I’ve been to New Orleans exactly twice. I came thisclose to packing up and moving there at the age of 20.
Blame it on Anne Rice or The Travel Channel, an affection for zydeco or a determination to live some place where there’s no need for long johns. Or maybe it is “House of the Rising Sun,” the folk song about a life that unravels in New Orleans, made famous by the Animals, and one of the few songs I vividly recall my father playing on the piano.
What ever the reason, I love it so.
Even though Mardi Gras isn’t a big deal here in Washington D.C., I’m always aware of the celebration. One of my favorite Nameberry posts is a round-up of appellations from the Krewe of Rex’s royal courts over the years. Elisabeth has a fun round-up post, too.
Mardi Gras 2013 falls on February 12, 2013, though the celebration has been underway for a while now. Should you welcome a little one between now and Tuesday, how ’bout a lovely New Orleans-themed name to celebrate the season?
Mardi Gras Baby Names for Girls
Acadia – The Acadians were French-Canadians forced to migrate to Louisiana. You know them better as Cajuns. Acadiana is an even more elaborate option, used to describe the entirety of Francophone Louisiana, which includes New Orleans.
Blue – From one of Bob Dylan’s famous songs, “Tangled Up in Blue.” It isn’t clear – or even likely – that the woman in his lyrics is named Blue, but given the current celebrity craze for the color name, I’m tempted to add her to the list. What’s certain is that Dylan sets some of his famous song in the city.
Carondelet – Looking for something elaborate and unusual? The surname of a former Louisiana governor was the name of a canal and continues as the name of a street.
Chloe – Mother Love Bone recorded “Chloe Dancer,” about a waitress in the French Quarter. The band had its brief heyday in the late 1980s, among the leaders of the emerging Seattle music scene. They recorded the song just before the name really hit it big, suggesting that it could be part of the name’s appeal.
Claudia – I wouldn’t recommend Lestat, but the name of the child vampire from Anne Rice’s novel has some potential.
Cleopatra – She’s an Egyptian queen, but also a krewe – one of the organizations that parades during the Mardi Gras season.

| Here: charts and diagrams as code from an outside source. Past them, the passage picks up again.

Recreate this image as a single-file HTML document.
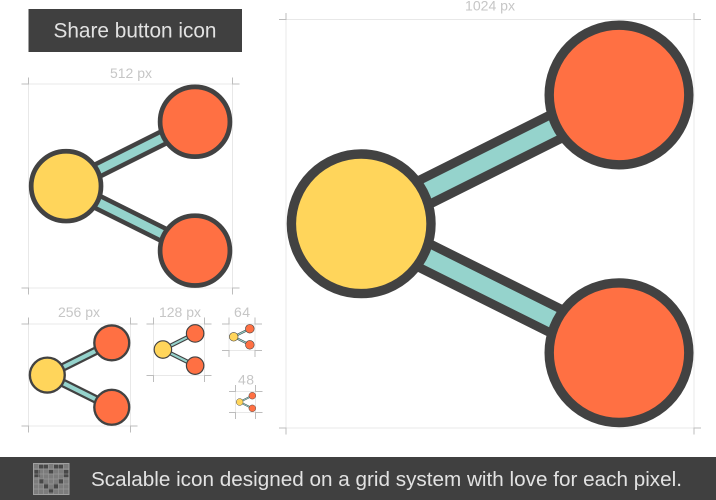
<!DOCTYPE html>
<html><head><meta charset="utf-8"><title>Share button icon</title>
<style>html,body{margin:0;padding:0;background:#fff}svg{display:block}text{font-family:"Liberation Sans",sans-serif}</style>
</head><body>
<svg xmlns="http://www.w3.org/2000/svg" width="716" height="500" viewBox="0 0 716 500">
<defs>
<g id="icon">
<path d="M75 204.500L333 75.500M75 204.500L333 333" stroke="#424242" stroke-width="35" fill="none"/>
<path d="M75 204.500L333 75.500M75 204.500L333 333" stroke="#95d3cc" stroke-width="17" fill="none"/>
<circle cx="333" cy="75.500" r="69.800" fill="#ff7043" stroke="#424242" stroke-width="9.400"/>
<circle cx="333" cy="333.200" r="69.800" fill="#ff7043" stroke="#424242" stroke-width="9.400"/>
<circle cx="75.200" cy="204.300" r="69.800" fill="#ffd55b" stroke="#424242" stroke-width="9.400"/>
</g>
</defs>
<rect width="716" height="500" fill="#fff"/>
<rect x="28.500" y="9" width="213.500" height="43" fill="#404040"/>
<text x="53.500" y="37.500" font-size="21" fill="#e2e2e2" textLength="163" lengthAdjust="spacingAndGlyphs">Share button icon</text>

<g fill="none" stroke="#e8e8e8" stroke-width="1">
<rect x="286" y="19.500" width="408" height="408.500"/>
<rect x="28.500" y="84" width="204" height="204"/>
<rect x="28.500" y="324" width="102" height="102"/>
<rect x="153.500" y="324" width="51" height="51.500"/>
<rect x="229" y="324" width="26" height="26.500"/>
<rect x="235.500" y="391.500" width="20" height="21"/>
</g>
<g fill="none" stroke="#bdbdbd" stroke-width="1">
<path d="M279 19.500h7v-6.500M694 13v6.500h7M279 428h7v6.500M701 428h-7v6.500"/>
<path d="M21.500 84h7v-6.500M232.500 77.500V84h7M21.500 288h7v6.500M239.500 288h-7v6.500"/>
<path d="M21.500 324h7v-6.500M130.500 317.500V324h7M21.500 426h7v6.500M137.500 426h-7v6.500"/>
<path d="M146.500 324h7v-6.500M204.500 317.500V324h7M146.500 375.500h7v6.500M211.500 375.500h-7v6.500"/>
<path d="M222 324h7v-6.500M255 317.500V324h7M222 350.500h7v6.500M262 350.500h-7v6.500"/>
<path d="M229 391.500h6.500v-6.500M255.500 385v6.500h7M229 412.500h6.500v6.500M262.500 412.500h-7v6.500"/>
</g>

<use href="#icon" transform="translate(286 19.500)"/>
<use href="#icon" transform="translate(28.500 84) scale(.5)"/>
<use href="#icon" transform="translate(28.500 324) scale(.25)"/>
<use href="#icon" transform="translate(153.500 324) scale(.125)"/>
<use href="#icon" transform="translate(229 324) scale(.0625)"/>
<use href="#icon" transform="translate(236 392) scale(.049)"/>

<g font-size="14" fill="#c6c6c6">
<text x="465" y="10.500" textLength="50" lengthAdjust="spacingAndGlyphs">1024 px</text>
<text x="110" y="78" textLength="42" lengthAdjust="spacingAndGlyphs">512 px</text>
<text x="58" y="317" textLength="42" lengthAdjust="spacingAndGlyphs">256 px</text>
<text x="159" y="317" textLength="42" lengthAdjust="spacingAndGlyphs">128 px</text>
<text x="234" y="317" textLength="16">64</text>
<text x="238" y="384.500" textLength="16">48</text>
</g>

<rect x="0" y="457" width="716" height="43" fill="#404040"/>
<rect x="33.500" y="463.500" width="35.500" height="31" fill="#7c7c7c" stroke="#a0a0a0" stroke-width="1"/>
<g fill="#484848">
<rect x="39" y="465" width="9" height="3.500"/>
<rect x="54" y="465" width="9" height="3.500"/>
<rect x="34.500" y="470" width="5" height="7"/>
<rect x="48.500" y="470" width="5" height="3.500"/>
<rect x="63.500" y="470" width="5" height="7"/>
<rect x="39.500" y="479" width="4.500" height="4.500"/>
<rect x="58.500" y="479" width="4.500" height="4.500"/>
<rect x="44" y="483.500" width="4.500" height="5"/>
<rect x="53.500" y="483.500" width="4.500" height="5"/>
<rect x="48.500" y="488.500" width="5" height="4"/>
</g>
<g stroke="#a8a8a8" stroke-width=".7" opacity=".6" fill="none">
<path d="M38.500 464v30M43.500 464v30M48.500 464v30M53.500 464v30M58.500 464v30M63.500 464v30M34 469h35M34 474h35M34 479h35M34 484h35M34 489h35"/>
</g>
<text x="91" y="486" font-size="20" fill="#e2e2e2" textLength="591" lengthAdjust="spacingAndGlyphs">Scalable icon designed on a grid system with love for each pixel.</text>
</svg>
</body></html>
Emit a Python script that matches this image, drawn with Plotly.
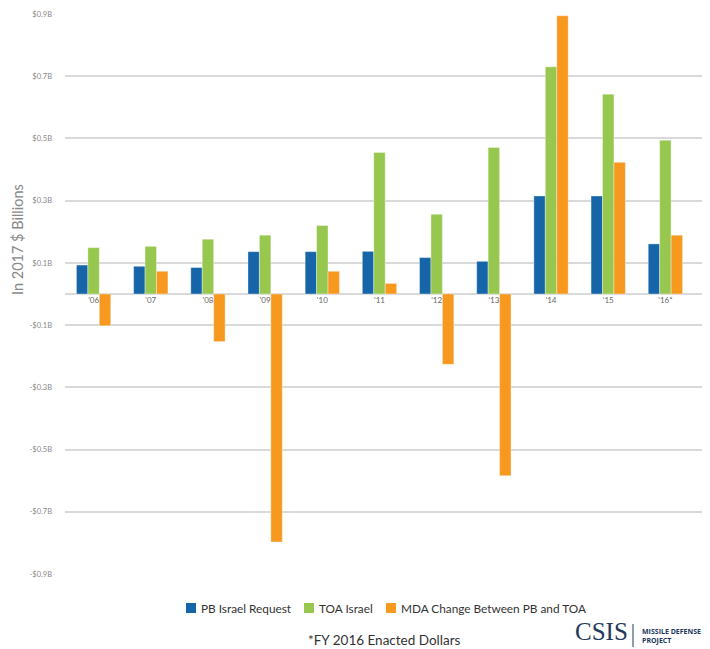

Clio – Which reminds me, there are nine streets named after the nine Muses. Other possible wearables: Calliope, Thalia.
Delphine – I’ve long loved this name, and she has a long history of use in Louisiana. The only problem is that the best known Delphine in New Orleans history was a serial killer.
Fleur – From the fleur-de-lis, a symbol associated with the city. It’s actually a stylized lily, so Lily, Lilly, and Lillie could be options, too.
Iris – The oldest all women’s krewe, named for the goddess of the rainbow.
Louisiana – State names have been used for both genders, and with nicknames from Lulu to Lucy, she’s on the right side of wearable.
Marie – As in voodoo queen Laveau.
Nola – As in New Orleans, LA, the abbreviation for the city where the famous celebration takes place. Another possibility? Magnolia, the state flower, and a possible long form of Nola.
Rowan – From Anne Rice’s other New Orleans-based series, The Mayfair Witches. The entire family tree is chock full of great names.
Story – I’m probably pushing my luck here, but one of the things that fascinated me about New Orleans early days was hearing the nickname Storyville associated with the city. Turns out that Storyville was the red light district, so maybe it isn’t great inspiration for a child’s name.
Tuesday – Mardi Gras is, literally, Fat Tuesday. This day name has some appeal thanks to actress Tuesday Weld.
Mardi Gras Baby Names for Boys
Charles – St. Charles Avenue and its streetcar line is as iconic as it gets, but the classic Charles might be too restrained to really scream Fat Tuesday.
Giacomo – It’s an Italian form of James, but also appears in the lyrics to the traditional song “Iko, Iko” – which is all about Mardi Gras.
Jackson – If you’ve seen pictures of the Crescent City, you’ve almost certainlys een Jackson Square.
Julian – Another from Anne Rice’s family of witches.
King – There are kings of carnival, and king cakes are a traditional dessert served during the celebrations.
Landry – The name of three French medieval saints – you might seen them referred to as Landericus – St. Landry Parish isn’t far from New Orleans.
Louis – As in the cathedral, the square, and Louis Armstrong.
Royal – A famous New Orleans street, and a regal choice for a son.
Tennessee – They’ll assume you’re thinking of another state, but Tennessee Williams penned the ever-so-famous Streetcar Named Desire, set in New Orleans.
Have you been to New Orleans? Would you use a name inspired by the city, or by Mardi Gras?